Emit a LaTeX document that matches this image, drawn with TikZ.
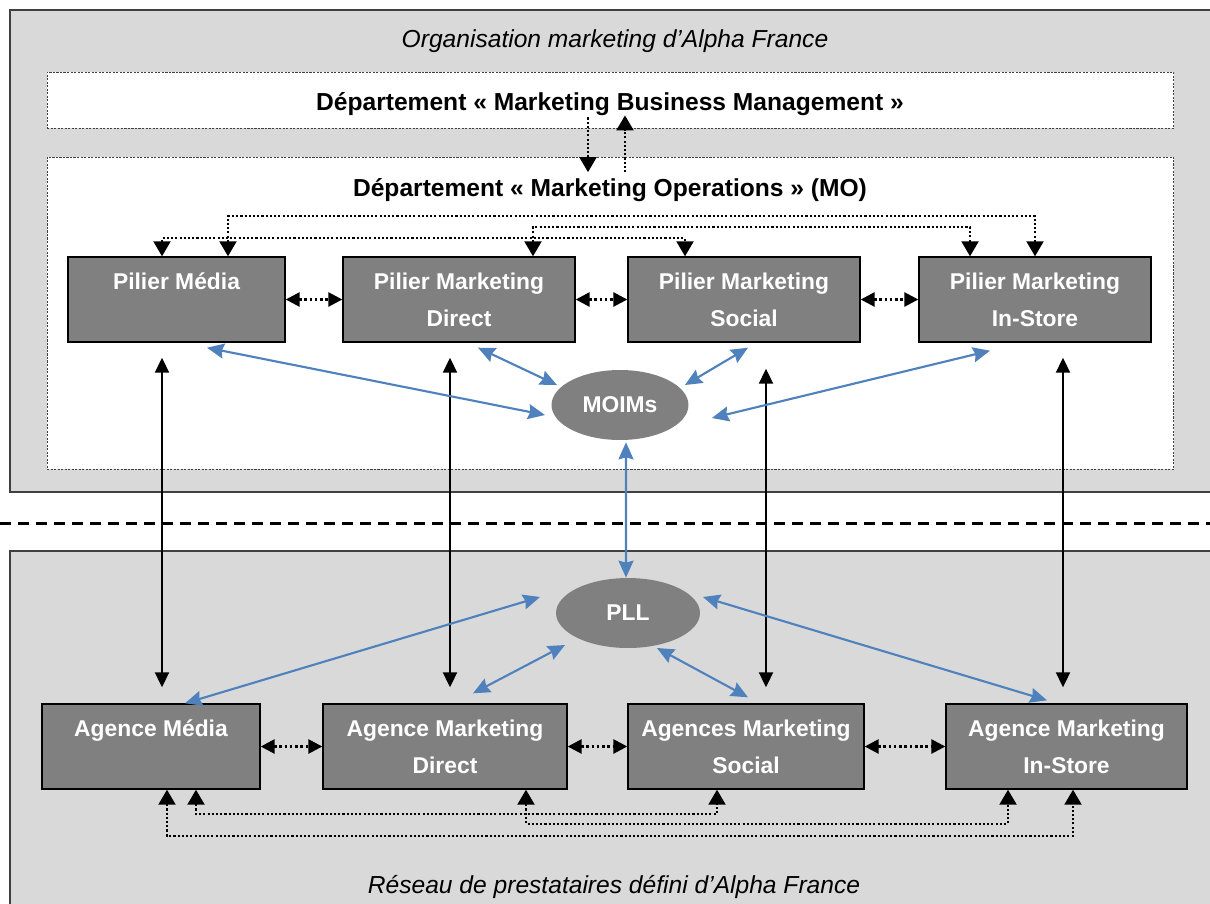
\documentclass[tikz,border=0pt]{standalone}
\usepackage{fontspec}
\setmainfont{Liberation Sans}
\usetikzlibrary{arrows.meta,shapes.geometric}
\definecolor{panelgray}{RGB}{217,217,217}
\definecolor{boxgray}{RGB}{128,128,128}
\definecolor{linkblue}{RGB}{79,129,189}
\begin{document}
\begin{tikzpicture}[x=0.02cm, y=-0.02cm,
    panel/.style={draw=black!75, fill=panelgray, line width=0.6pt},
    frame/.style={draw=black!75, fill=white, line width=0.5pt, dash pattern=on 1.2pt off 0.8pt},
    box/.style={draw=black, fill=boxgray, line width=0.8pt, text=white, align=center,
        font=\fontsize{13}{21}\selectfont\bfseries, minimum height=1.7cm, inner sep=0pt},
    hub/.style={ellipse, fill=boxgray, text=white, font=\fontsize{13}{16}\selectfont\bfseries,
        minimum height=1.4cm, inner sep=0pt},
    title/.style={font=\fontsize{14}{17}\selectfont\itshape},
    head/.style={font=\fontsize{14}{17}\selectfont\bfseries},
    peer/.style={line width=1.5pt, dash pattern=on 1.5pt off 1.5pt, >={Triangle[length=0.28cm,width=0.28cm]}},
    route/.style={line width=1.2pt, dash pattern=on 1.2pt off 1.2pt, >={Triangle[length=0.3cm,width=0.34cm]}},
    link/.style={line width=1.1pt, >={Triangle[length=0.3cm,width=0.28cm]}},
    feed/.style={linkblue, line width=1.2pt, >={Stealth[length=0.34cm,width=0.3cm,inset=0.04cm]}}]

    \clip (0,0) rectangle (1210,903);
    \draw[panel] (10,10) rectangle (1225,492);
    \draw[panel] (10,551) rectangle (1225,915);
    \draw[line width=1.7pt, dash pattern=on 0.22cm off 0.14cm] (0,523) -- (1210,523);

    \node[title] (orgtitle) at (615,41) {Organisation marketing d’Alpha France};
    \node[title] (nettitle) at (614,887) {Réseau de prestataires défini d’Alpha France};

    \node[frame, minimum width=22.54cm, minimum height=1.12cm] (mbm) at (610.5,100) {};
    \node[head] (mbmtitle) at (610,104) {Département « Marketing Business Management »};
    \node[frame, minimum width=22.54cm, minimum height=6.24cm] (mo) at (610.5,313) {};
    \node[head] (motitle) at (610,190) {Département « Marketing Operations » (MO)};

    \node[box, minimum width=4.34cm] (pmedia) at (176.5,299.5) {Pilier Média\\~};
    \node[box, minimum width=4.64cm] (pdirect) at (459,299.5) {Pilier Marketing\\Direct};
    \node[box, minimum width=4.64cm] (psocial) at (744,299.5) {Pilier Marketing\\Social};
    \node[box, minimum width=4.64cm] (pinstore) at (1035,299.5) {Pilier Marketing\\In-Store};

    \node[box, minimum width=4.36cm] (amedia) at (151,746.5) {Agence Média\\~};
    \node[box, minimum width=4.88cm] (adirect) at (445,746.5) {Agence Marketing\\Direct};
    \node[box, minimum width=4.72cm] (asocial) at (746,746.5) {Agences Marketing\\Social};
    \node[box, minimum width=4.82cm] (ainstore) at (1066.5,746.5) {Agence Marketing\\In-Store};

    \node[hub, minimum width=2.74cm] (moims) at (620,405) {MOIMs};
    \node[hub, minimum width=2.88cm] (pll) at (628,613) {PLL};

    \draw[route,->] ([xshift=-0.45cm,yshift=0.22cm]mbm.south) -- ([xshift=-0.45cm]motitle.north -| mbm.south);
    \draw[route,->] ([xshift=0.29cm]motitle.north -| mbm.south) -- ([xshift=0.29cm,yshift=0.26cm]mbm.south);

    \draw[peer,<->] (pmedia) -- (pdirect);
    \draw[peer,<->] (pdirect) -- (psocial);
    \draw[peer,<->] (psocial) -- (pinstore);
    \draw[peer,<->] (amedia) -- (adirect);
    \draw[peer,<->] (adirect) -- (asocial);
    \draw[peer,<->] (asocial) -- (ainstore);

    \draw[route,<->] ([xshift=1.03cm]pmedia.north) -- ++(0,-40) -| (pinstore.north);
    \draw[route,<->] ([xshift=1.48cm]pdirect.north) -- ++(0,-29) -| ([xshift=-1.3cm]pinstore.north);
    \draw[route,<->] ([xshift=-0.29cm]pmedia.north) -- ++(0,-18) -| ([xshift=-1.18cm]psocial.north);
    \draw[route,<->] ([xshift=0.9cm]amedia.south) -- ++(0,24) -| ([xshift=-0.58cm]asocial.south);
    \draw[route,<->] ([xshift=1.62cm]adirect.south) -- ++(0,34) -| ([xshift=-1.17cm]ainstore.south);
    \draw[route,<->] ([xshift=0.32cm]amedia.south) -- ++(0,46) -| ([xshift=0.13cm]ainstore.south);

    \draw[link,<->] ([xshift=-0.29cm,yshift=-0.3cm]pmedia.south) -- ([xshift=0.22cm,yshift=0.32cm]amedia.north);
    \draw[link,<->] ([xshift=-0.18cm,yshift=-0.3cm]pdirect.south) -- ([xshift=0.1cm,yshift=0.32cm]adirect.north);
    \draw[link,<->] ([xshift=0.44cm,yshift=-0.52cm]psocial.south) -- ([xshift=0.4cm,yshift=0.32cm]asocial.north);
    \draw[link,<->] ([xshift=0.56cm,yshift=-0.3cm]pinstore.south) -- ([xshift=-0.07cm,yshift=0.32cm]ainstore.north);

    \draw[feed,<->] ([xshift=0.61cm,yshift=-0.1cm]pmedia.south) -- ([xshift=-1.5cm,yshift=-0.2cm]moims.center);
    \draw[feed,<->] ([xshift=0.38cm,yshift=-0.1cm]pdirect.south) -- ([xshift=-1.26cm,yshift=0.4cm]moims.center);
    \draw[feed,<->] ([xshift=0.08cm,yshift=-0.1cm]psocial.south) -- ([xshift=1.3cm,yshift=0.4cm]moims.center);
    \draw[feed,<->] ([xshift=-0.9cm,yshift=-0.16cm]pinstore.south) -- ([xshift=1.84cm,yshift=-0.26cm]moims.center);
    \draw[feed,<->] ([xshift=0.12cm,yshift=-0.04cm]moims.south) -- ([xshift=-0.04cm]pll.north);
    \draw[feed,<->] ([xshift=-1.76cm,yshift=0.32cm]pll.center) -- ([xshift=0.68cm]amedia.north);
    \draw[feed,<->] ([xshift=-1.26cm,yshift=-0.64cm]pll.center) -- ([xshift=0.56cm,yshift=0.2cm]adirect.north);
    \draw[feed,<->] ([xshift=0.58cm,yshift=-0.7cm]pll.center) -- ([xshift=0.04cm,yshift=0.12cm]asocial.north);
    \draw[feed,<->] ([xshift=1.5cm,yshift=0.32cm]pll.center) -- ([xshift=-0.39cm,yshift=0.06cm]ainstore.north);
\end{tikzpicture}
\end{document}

> [What the task requires]
Quote each line of the listing exactly, but leave the pictures out.

> [Solution]
Emit a LaTeX document that matches this image, drawn with TikZ.
\documentclass[tikz,border=0pt]{standalone}
\usepackage{fontspec}
\setmainfont{Liberation Sans}
\usetikzlibrary{arrows.meta,shapes.geometric}
\definecolor{panelgray}{RGB}{217,217,217}
\definecolor{boxgray}{RGB}{128,128,128}
\definecolor{linkblue}{RGB}{79,129,189}
\begin{document}
\begin{tikzpicture}[x=0.02cm, y=-0.02cm,
    panel/.style={draw=black!75, fill=panelgray, line width=0.6pt},
    frame/.style={draw=black!75, fill=white, line width=0.5pt, dash pattern=on 1.2pt off 0.8pt},
    box/.style={draw=black, fill=boxgray, line width=0.8pt, text=white, align=center,
        font=\fontsize{13}{21}\selectfont\bfseries, minimum height=1.7cm, inner sep=0pt},
    hub/.style={ellipse, fill=boxgray, text=white, font=\fontsize{13}{16}\selectfont\bfseries,
        minimum height=1.4cm, inner sep=0pt},
    title/.style={font=\fontsize{14}{17}\selectfont\itshape},
    head/.style={font=\fontsize{14}{17}\selectfont\bfseries},
    peer/.style={line width=1.5pt, dash pattern=on 1.5pt off 1.5pt, >={Triangle[length=0.28cm,width=0.28cm]}},
    route/.style={line width=1.2pt, dash pattern=on 1.2pt off 1.2pt, >={Triangle[length=0.3cm,width=0.34cm]}},
    link/.style={line width=1.1pt, >={Triangle[length=0.3cm,width=0.28cm]}},
    feed/.style={linkblue, line width=1.2pt, >={Stealth[length=0.34cm,width=0.3cm,inset=0.04cm]}}]

    \clip (0,0) rectangle (1210,903);
    \draw[panel] (10,10) rectangle (1225,492);
    \draw[panel] (10,551) rectangle (1225,915);
    \draw[line width=1.7pt, dash pattern=on 0.22cm off 0.14cm] (0,523) -- (1210,523);

    \node[title] (orgtitle) at (615,41) {Organisation marketing d’Alpha France};
    \node[title] (nettitle) at (614,887) {Réseau de prestataires défini d’Alpha France};

    \node[frame, minimum width=22.54cm, minimum height=1.12cm] (mbm) at (610.5,100) {};
    \node[head] (mbmtitle) at (610,104) {Département « Marketing Business Management »};
    \node[frame, minimum width=22.54cm, minimum height=6.24cm] (mo) at (610.5,313) {};
    \node[head] (motitle) at (610,190) {Département « Marketing Operations » (MO)};

    \node[box, minimum width=4.34cm] (pmedia) at (176.5,299.5) {Pilier Média\\~};
    \node[box, minimum width=4.64cm] (pdirect) at (459,299.5) {Pilier Marketing\\Direct};
    \node[box, minimum width=4.64cm] (psocial) at (744,299.5) {Pilier Marketing\\Social};
    \node[box, minimum width=4.64cm] (pinstore) at (1035,299.5) {Pilier Marketing\\In-Store};

    \node[box, minimum width=4.36cm] (amedia) at (151,746.5) {Agence Média\\~};
    \node[box, minimum width=4.88cm] (adirect) at (445,746.5) {Agence Marketing\\Direct};
    \node[box, minimum width=4.72cm] (asocial) at (746,746.5) {Agences Marketing\\Social};
    \node[box, minimum width=4.82cm] (ainstore) at (1066.5,746.5) {Agence Marketing\\In-Store};

    \node[hub, minimum width=2.74cm] (moims) at (620,405) {MOIMs};
    \node[hub, minimum width=2.88cm] (pll) at (628,613) {PLL};

    \draw[route,->] ([xshift=-0.45cm,yshift=0.22cm]mbm.south) -- ([xshift=-0.45cm]motitle.north -| mbm.south);
    \draw[route,->] ([xshift=0.29cm]motitle.north -| mbm.south) -- ([xshift=0.29cm,yshift=0.26cm]mbm.south);

    \draw[peer,<->] (pmedia) -- (pdirect);
    \draw[peer,<->] (pdirect) -- (psocial);
    \draw[peer,<->] (psocial) -- (pinstore);
    \draw[peer,<->] (amedia) -- (adirect);
    \draw[peer,<->] (adirect) -- (asocial);
    \draw[peer,<->] (asocial) -- (ainstore);

    \draw[route,<->] ([xshift=1.03cm]pmedia.north) -- ++(0,-40) -| (pinstore.north);
    \draw[route,<->] ([xshift=1.48cm]pdirect.north) -- ++(0,-29) -| ([xshift=-1.3cm]pinstore.north);
    \draw[route,<->] ([xshift=-0.29cm]pmedia.north) -- ++(0,-18) -| ([xshift=-1.18cm]psocial.north);
    \draw[route,<->] ([xshift=0.9cm]amedia.south) -- ++(0,24) -| ([xshift=-0.58cm]asocial.south);
    \draw[route,<->] ([xshift=1.62cm]adirect.south) -- ++(0,34) -| ([xshift=-1.17cm]ainstore.south);
    \draw[route,<->] ([xshift=0.32cm]amedia.south) -- ++(0,46) -| ([xshift=0.13cm]ainstore.south);

    \draw[link,<->] ([xshift=-0.29cm,yshift=-0.3cm]pmedia.south) -- ([xshift=0.22cm,yshift=0.32cm]amedia.north);
    \draw[link,<->] ([xshift=-0.18cm,yshift=-0.3cm]pdirect.south) -- ([xshift=0.1cm,yshift=0.32cm]adirect.north);
    \draw[link,<->] ([xshift=0.44cm,yshift=-0.52cm]psocial.south) -- ([xshift=0.4cm,yshift=0.32cm]asocial.north);
    \draw[link,<->] ([xshift=0.56cm,yshift=-0.3cm]pinstore.south) -- ([xshift=-0.07cm,yshift=0.32cm]ainstore.north);

    \draw[feed,<->] ([xshift=0.61cm,yshift=-0.1cm]pmedia.south) -- ([xshift=-1.5cm,yshift=-0.2cm]moims.center);
    \draw[feed,<->] ([xshift=0.38cm,yshift=-0.1cm]pdirect.south) -- ([xshift=-1.26cm,yshift=0.4cm]moims.center);
    \draw[feed,<->] ([xshift=0.08cm,yshift=-0.1cm]psocial.south) -- ([xshift=1.3cm,yshift=0.4cm]moims.center);
    \draw[feed,<->] ([xshift=-0.9cm,yshift=-0.16cm]pinstore.south) -- ([xshift=1.84cm,yshift=-0.26cm]moims.center);
    \draw[feed,<->] ([xshift=0.12cm,yshift=-0.04cm]moims.south) -- ([xshift=-0.04cm]pll.north);
    \draw[feed,<->] ([xshift=-1.76cm,yshift=0.32cm]pll.center) -- ([xshift=0.68cm]amedia.north);
    \draw[feed,<->] ([xshift=-1.26cm,yshift=-0.64cm]pll.center) -- ([xshift=0.56cm,yshift=0.2cm]adirect.north);
    \draw[feed,<->] ([xshift=0.58cm,yshift=-0.7cm]pll.center) -- ([xshift=0.04cm,yshift=0.12cm]asocial.north);
    \draw[feed,<->] ([xshift=1.5cm,yshift=0.32cm]pll.center) -- ([xshift=-0.39cm,yshift=0.06cm]ainstore.north);
\end{tikzpicture}
\end{document}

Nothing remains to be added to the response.